» Exercise:
Lines containing the word "this" should be extracted in full.

» Extracted data:

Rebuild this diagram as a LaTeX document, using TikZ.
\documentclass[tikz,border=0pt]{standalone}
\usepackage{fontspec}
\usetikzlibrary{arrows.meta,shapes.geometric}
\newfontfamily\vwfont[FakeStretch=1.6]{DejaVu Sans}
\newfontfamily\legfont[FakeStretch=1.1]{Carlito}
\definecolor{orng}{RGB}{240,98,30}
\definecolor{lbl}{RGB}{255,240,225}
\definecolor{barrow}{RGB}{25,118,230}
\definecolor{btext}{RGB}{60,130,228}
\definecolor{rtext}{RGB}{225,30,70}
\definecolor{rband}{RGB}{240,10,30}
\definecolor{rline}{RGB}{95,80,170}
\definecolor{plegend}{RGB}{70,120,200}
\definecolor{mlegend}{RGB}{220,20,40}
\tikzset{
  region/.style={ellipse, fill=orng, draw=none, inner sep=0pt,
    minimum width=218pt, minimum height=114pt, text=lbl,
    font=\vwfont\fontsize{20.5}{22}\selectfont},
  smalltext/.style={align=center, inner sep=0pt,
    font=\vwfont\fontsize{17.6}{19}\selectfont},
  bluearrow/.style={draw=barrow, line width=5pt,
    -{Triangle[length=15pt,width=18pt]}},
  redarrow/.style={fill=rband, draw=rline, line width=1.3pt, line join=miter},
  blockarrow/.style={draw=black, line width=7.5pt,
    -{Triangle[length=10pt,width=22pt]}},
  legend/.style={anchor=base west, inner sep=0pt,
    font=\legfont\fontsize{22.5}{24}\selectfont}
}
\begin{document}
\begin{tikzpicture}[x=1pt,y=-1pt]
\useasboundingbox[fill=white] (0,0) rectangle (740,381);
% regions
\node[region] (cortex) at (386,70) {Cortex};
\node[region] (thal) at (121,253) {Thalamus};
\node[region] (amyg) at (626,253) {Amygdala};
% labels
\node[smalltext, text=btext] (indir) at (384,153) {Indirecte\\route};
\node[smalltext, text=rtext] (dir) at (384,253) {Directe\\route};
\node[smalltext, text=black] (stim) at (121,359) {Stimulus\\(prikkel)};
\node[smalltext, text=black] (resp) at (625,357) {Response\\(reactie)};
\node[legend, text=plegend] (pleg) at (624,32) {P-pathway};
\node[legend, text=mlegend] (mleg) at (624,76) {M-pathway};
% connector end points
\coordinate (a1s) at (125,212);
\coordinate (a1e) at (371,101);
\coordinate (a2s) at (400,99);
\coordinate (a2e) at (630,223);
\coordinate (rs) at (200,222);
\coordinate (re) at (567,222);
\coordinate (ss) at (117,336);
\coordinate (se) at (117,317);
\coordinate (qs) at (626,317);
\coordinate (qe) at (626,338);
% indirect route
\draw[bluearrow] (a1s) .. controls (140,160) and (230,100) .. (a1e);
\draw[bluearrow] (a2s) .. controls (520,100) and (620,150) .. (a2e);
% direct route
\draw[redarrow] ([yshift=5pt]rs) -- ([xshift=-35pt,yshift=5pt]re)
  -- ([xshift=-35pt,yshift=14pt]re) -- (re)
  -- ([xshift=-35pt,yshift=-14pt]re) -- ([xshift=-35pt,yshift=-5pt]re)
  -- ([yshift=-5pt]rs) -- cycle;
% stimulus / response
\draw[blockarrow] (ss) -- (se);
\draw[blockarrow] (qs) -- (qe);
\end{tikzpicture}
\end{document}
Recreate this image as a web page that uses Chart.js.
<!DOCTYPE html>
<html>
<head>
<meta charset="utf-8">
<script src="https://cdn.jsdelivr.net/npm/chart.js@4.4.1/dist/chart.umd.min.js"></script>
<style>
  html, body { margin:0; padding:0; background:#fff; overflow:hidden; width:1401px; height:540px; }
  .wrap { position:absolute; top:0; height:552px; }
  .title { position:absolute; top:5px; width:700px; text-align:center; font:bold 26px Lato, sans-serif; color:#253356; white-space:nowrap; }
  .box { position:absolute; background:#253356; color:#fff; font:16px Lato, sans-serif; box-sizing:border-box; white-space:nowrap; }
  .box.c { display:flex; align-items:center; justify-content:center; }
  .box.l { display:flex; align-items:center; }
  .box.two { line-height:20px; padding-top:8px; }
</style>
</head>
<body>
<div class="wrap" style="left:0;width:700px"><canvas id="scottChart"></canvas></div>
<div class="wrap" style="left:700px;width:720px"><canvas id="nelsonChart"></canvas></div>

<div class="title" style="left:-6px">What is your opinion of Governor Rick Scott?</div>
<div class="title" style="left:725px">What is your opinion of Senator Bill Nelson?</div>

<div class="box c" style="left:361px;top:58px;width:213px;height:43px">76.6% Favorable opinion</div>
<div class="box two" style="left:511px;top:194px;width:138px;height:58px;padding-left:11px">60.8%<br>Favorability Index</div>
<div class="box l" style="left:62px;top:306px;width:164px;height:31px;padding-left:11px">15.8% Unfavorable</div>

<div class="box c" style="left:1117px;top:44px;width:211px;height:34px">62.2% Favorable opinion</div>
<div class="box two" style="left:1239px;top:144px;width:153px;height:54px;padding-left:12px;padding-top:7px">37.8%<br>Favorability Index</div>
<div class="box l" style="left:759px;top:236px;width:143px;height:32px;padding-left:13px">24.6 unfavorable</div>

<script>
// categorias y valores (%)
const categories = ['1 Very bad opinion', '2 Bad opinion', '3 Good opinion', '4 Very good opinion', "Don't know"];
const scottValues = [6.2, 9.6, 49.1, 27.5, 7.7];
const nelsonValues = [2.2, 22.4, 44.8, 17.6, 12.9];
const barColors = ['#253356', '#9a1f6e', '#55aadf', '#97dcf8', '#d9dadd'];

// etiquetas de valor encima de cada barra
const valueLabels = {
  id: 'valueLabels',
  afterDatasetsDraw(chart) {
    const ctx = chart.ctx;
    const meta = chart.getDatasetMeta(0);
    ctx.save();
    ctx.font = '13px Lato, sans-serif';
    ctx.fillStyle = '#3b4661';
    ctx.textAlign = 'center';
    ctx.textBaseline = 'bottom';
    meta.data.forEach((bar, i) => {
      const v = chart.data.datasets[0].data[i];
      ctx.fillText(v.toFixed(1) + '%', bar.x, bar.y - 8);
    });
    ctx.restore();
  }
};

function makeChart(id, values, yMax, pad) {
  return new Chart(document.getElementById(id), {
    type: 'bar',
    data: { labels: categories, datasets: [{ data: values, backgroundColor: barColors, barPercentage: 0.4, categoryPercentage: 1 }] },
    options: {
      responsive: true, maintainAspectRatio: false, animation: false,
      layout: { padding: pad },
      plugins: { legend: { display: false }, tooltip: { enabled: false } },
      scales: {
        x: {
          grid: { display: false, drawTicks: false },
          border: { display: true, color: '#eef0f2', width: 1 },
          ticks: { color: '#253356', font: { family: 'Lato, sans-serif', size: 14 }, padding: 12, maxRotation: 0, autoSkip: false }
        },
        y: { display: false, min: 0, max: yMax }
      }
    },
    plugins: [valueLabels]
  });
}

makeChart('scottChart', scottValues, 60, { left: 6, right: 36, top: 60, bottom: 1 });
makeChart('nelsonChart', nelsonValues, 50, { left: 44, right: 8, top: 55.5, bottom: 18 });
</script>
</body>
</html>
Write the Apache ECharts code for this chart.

» Solution to the problem:
Rebuild this diagram as a LaTeX document, using TikZ.
Recreate this image as a web page that uses Chart.js.
Write the Apache ECharts code for this chart.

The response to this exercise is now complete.